======== Records shown

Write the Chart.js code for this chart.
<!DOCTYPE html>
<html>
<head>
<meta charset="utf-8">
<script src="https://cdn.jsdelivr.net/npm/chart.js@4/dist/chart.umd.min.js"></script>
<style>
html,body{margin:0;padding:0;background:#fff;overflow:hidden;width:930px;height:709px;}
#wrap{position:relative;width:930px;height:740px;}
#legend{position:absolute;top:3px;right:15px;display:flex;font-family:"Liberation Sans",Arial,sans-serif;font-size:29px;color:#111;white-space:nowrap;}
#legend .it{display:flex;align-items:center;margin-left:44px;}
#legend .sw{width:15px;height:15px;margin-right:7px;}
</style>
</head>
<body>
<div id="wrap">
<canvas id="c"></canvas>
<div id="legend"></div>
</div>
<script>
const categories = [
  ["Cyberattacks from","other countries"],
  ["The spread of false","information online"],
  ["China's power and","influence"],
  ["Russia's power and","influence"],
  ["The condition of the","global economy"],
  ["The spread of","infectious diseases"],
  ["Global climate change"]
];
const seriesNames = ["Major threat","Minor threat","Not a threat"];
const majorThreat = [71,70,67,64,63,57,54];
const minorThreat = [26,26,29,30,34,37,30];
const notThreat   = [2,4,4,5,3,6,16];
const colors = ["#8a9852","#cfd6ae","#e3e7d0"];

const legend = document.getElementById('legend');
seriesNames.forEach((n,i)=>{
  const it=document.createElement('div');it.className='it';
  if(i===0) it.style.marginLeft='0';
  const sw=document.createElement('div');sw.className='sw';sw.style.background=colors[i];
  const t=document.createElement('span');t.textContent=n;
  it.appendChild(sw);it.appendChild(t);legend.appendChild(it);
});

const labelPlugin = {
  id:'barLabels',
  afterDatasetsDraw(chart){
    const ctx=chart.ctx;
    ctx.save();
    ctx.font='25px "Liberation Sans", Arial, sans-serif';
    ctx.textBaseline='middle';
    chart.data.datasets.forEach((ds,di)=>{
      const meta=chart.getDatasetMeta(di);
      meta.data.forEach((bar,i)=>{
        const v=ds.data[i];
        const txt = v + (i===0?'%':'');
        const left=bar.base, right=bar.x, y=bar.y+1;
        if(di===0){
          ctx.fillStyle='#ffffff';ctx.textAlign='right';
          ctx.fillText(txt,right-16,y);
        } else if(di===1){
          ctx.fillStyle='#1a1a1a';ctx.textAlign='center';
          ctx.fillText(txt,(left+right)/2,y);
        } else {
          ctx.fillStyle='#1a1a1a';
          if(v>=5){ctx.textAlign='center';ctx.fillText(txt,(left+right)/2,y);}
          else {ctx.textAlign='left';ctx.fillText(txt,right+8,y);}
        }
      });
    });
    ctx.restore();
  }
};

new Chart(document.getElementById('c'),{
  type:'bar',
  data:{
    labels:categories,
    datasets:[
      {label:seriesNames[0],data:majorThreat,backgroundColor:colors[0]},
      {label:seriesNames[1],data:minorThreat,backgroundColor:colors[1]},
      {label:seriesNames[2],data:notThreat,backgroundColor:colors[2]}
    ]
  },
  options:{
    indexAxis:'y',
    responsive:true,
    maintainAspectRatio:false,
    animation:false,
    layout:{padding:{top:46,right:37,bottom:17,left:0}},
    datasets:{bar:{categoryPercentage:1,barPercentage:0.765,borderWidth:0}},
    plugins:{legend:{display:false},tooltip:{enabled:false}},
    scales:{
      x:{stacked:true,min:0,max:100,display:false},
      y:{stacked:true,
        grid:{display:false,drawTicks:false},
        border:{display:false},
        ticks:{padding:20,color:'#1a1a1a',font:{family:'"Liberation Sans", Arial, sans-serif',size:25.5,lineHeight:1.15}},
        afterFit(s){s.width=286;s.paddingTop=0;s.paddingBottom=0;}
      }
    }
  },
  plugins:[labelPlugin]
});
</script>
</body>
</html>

================
======== Records shown

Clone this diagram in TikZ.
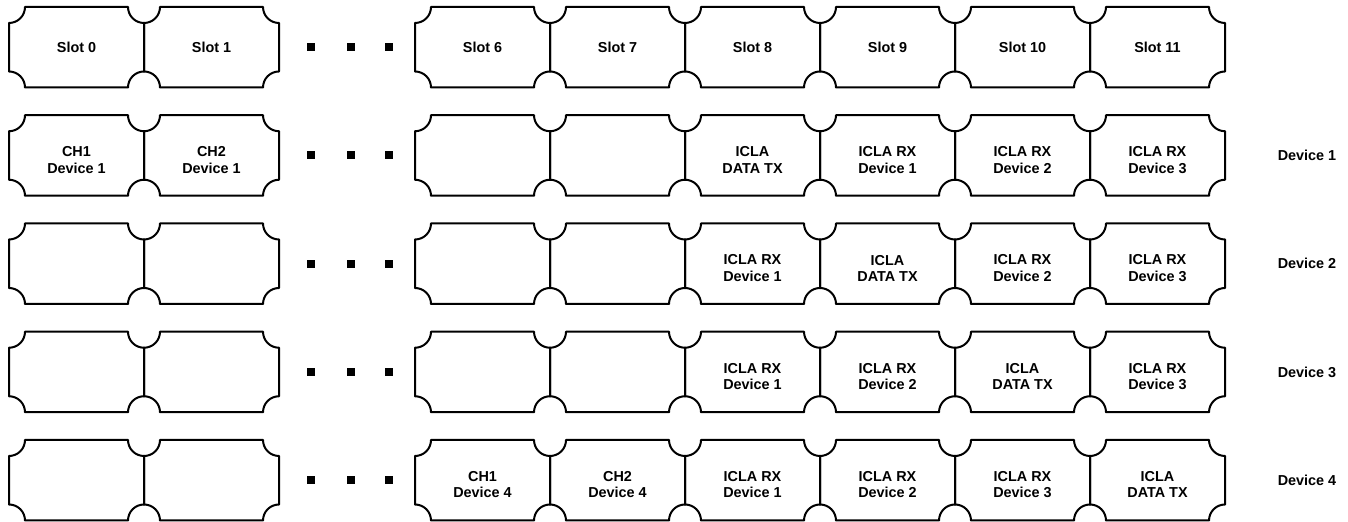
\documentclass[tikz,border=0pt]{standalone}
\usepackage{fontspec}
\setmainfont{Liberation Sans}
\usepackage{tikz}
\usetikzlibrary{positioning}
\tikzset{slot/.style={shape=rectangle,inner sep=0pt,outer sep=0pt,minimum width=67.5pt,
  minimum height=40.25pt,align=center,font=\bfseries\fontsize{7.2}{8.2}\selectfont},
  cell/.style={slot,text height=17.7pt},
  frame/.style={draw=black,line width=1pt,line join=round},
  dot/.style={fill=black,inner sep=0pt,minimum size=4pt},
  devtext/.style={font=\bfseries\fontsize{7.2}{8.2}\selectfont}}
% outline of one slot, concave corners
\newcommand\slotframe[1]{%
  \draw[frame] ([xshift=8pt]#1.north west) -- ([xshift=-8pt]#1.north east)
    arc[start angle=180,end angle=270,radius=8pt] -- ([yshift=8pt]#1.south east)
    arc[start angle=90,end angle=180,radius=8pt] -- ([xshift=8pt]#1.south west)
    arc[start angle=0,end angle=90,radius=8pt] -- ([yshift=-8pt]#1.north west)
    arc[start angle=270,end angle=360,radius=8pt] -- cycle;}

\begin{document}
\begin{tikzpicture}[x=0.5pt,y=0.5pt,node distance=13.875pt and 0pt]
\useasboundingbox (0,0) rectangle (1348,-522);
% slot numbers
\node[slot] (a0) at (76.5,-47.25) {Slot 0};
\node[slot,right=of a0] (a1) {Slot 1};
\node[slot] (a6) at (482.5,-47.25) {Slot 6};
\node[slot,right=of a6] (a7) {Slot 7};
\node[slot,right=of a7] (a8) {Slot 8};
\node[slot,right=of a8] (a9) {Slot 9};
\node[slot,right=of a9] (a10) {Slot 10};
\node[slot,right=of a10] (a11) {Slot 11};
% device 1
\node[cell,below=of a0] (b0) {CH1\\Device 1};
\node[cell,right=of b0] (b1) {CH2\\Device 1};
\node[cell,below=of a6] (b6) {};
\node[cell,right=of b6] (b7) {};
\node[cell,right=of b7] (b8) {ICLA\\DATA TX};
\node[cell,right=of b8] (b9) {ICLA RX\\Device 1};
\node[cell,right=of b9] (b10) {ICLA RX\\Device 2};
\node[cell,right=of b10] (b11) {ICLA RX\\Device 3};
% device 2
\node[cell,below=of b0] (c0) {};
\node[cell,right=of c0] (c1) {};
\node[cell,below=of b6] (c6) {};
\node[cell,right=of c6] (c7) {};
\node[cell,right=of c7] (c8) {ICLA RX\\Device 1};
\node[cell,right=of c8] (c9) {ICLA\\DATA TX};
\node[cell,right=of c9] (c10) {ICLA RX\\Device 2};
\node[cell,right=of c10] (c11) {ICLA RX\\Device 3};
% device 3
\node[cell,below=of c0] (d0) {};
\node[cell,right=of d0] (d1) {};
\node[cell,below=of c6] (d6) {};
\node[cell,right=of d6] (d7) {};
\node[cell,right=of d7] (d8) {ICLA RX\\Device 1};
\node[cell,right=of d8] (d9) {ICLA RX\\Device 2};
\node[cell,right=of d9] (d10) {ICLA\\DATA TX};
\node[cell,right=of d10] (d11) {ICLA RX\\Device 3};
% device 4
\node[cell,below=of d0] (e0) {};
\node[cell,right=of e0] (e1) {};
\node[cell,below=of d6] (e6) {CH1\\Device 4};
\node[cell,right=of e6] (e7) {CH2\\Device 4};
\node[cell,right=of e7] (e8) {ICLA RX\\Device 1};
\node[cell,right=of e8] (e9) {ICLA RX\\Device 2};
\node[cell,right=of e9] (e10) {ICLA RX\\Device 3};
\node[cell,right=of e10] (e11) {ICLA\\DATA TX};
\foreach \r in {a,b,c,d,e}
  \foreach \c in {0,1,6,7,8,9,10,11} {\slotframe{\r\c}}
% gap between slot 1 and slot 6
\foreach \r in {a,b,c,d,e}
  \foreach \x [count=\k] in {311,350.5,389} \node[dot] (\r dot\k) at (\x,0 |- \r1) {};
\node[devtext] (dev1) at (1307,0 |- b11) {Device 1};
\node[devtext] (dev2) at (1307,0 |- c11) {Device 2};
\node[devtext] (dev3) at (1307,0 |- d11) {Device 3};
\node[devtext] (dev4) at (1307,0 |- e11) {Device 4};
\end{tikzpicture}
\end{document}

================
======== Records shown

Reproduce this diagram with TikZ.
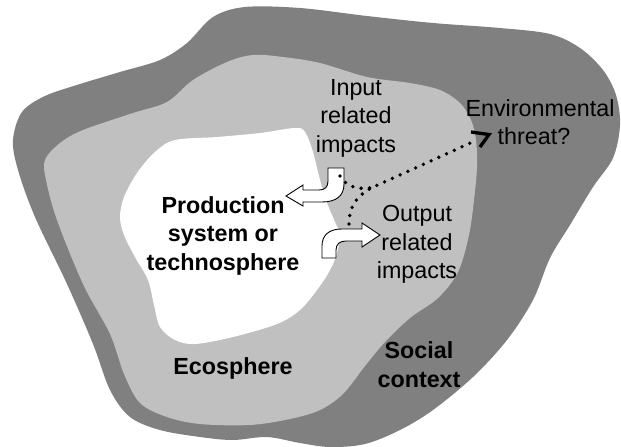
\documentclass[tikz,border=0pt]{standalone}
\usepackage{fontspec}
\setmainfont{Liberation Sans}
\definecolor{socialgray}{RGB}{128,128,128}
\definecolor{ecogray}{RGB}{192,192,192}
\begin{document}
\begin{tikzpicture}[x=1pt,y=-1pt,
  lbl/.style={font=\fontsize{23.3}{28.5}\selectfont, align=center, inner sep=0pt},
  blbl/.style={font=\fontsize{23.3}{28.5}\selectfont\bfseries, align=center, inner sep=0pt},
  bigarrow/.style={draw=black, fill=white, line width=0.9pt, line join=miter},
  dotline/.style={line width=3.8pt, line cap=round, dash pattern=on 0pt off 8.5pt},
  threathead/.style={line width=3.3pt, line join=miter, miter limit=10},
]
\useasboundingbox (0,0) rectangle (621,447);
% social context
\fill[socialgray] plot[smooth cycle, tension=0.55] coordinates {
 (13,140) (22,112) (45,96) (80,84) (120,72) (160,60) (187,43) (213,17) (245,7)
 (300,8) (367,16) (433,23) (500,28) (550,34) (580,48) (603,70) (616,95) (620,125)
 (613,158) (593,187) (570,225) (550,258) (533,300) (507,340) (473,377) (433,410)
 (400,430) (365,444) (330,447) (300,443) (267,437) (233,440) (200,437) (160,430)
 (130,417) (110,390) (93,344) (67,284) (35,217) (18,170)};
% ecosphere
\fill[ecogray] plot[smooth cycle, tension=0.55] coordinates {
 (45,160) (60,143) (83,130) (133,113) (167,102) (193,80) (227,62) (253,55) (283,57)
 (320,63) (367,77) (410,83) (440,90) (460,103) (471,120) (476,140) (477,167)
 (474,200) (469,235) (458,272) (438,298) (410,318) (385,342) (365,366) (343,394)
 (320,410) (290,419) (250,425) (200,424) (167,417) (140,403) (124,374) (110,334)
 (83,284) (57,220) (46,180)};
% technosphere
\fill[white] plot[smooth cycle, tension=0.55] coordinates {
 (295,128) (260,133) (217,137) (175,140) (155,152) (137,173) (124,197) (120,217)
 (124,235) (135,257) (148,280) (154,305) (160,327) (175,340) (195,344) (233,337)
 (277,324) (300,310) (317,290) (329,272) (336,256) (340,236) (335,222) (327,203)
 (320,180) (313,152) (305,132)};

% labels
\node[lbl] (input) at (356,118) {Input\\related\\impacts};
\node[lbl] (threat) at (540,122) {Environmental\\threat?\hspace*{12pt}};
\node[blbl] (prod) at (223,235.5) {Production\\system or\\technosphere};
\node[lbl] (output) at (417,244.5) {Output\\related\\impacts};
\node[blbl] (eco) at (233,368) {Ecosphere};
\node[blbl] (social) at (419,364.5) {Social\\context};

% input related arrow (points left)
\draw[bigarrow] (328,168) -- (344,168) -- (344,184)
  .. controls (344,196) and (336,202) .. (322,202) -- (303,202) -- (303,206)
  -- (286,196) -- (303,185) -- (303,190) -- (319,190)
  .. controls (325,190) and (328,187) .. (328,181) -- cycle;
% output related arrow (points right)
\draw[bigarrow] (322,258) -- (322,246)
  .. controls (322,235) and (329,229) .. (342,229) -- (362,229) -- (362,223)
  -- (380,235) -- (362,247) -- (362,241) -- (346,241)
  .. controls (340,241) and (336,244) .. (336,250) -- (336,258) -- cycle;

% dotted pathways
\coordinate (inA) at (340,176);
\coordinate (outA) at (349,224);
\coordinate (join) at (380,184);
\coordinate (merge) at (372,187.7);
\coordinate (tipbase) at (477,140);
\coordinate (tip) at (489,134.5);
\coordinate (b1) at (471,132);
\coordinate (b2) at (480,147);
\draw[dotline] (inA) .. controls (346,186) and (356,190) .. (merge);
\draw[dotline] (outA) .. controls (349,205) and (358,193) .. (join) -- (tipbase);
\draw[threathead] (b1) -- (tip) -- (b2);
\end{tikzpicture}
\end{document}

================

▸ **What you will do**
Copy out each line of the entries that holds "this".

▸ **Correct result**
Write the Chart.js code for this chart.
Clone this diagram in TikZ.
Reproduce this diagram with TikZ.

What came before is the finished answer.